Love Radio Roxas (DYML)

Roxas City; Philippines;
- Broadcast area: Capiz, Parts of Aklan
- Frequency: 105.7 MHz
- Branding: 105.7 Love Radio

Programming
- Languages: Capiznon, Filipino
- Format: Contemporary MOR, OPM
- Network: Love Radio

Ownership
- Owner: MBC Media Group

History
- First air date: January 1, 2000
- Former names: Radyo Natin (January 1, 2000-February 8, 2004);
- Call sign meaning: Manuel Roxas

Technical information
- Licensing authority: NTC
- Class: C-D-E
- Power: 5,000 watts
- ERP: 10,500 watts

Links
- Webcast: Listen Live
- Website: Love Radio Roxas

= DYML =

Radio station in Roxas City, Philippines

DYML (105.7 FM), broadcasting as 105.7 Love Radio, is a radio station owned and operated by MBC Media Group. The station's studio and transmitter are located at the 3rd Floor, Ricleah Building, Hemingway St., San Miguel Village, Brgy. Tiza, Roxas City.

==History==
The station was inaugurated on January 1, 2000 under the Radyo Natin network.
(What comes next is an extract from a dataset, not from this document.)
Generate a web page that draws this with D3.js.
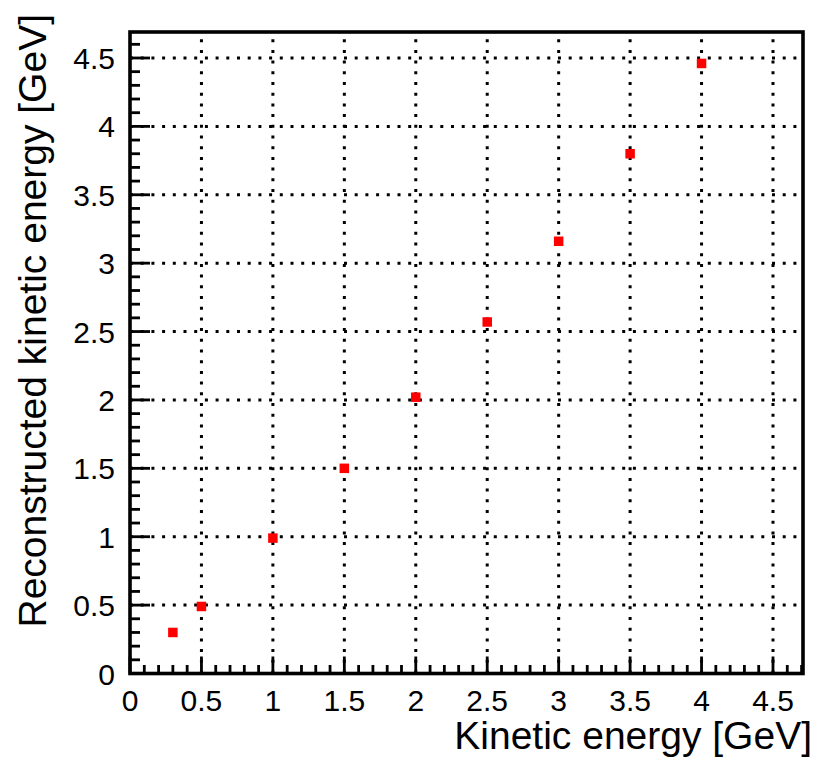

During its existence, it was located near Bagong Lipunan Trade Center. It went off the air sometime 2004.

In February 2015, the station returned on air, this time as 105.7 Love Radio. In August 2015, after eight months, Love Radio emerged as the new No. 1 music station in the city per Kantar Media radio survey.